How to initialize a two-dimensional array in Python?

A pattern that often came up in Python was

bar = []
for item in some_iterable:
    bar.append(SOME EXPRESSION)

which helped motivate the introduction of list comprehensions, which convert that snippet to

bar = [SOME_EXPRESSION for item in some_iterable]

which is shorter and sometimes clearer. Usually, you get in the habit of recognizing these and often replacing loops with comprehensions.

Your code follows this pattern twice

twod_list = []                                       \                      
for i in range (0, 10):                               \
    new = []                  \ can be replaced        } this too
    for j in range (0, 10):    } with a list          /
        new.append(foo)       / comprehension        /
    twod_list.append(new)                           /

Don't use [[v]*n]*n, it is a trap!

>>> a = [[0]*3]*3
>>> a
[[0, 0, 0], [0, 0, 0], [0, 0, 0]]
>>> a[0][0]=1
>>> a
[[1, 0, 0], [1, 0, 0], [1, 0, 0]]

but

    t = [ [0]*3 for i in range(3)]

works great.

You can use a list comprehension:

x = [[foo for i in range(10)] for j in range(10)]
# x is now a 10x10 array of 'foo' (which can depend on i and j if you want)

This way is faster than the nested list comprehensions

[x[:] for x in [[foo] * 10] * 10]    # for immutable foo!

Here are some python3 timings, for small and large lists

$python3 -m timeit '[x[:] for x in [[1] * 10] * 10]'
1000000 loops, best of 3: 1.55 usec per loop

$ python3 -m timeit '[[1 for i in range(10)] for j in range(10)]'
100000 loops, best of 3: 6.44 usec per loop

$ python3 -m timeit '[x[:] for x in [[1] * 1000] * 1000]'
100 loops, best of 3: 5.5 msec per loop

$ python3 -m timeit '[[1 for i in range(1000)] for j in range(1000)]'
10 loops, best of 3: 27 msec per loop

Explanation:

[[foo]*10]*10 creates a list of the same object repeated 10 times. You can't just use this, because modifying one element will modify that same element in each row!

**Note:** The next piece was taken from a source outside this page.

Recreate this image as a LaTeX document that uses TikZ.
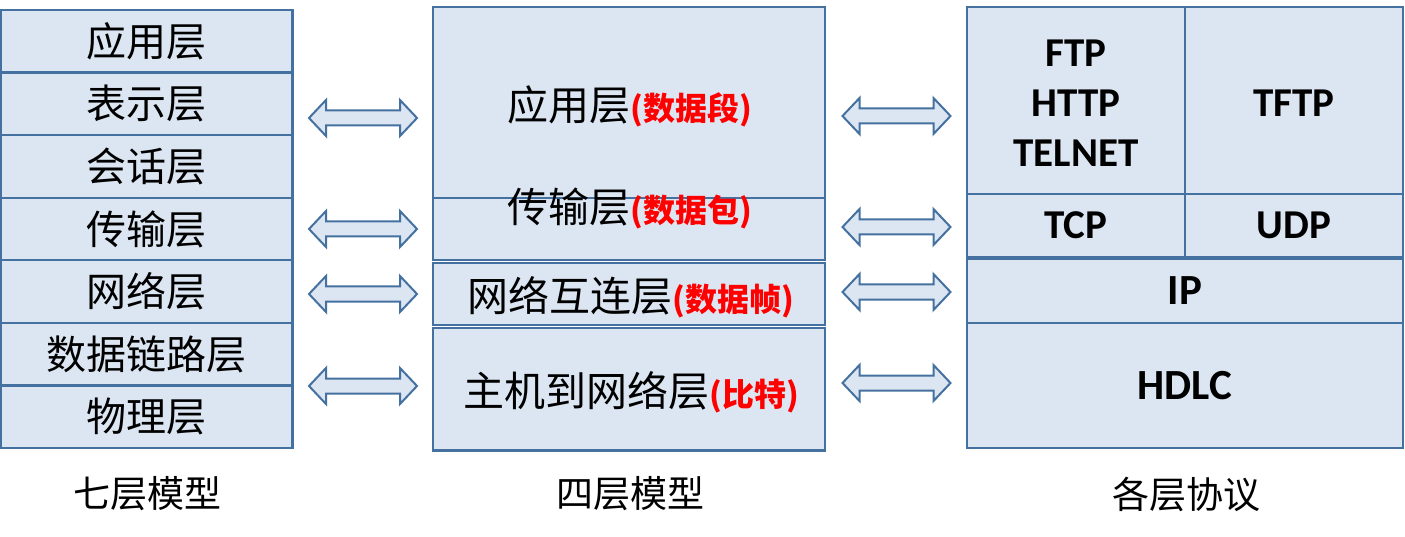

x[:] is equivalent to list(X) but is a bit more efficient since it avoids the name lookup. Either way, it creates a shallow copy of each row, so now all the elements are independent.

All the elements are the same foo object though, so if foo is mutable, you can't use this scheme., you'd have to use

import copy
[[copy.deepcopy(foo) for x in range(10)] for y in range(10)]

or assuming a class (or function) Foo that returns foos

[[Foo() for x in range(10)] for y in range(10)]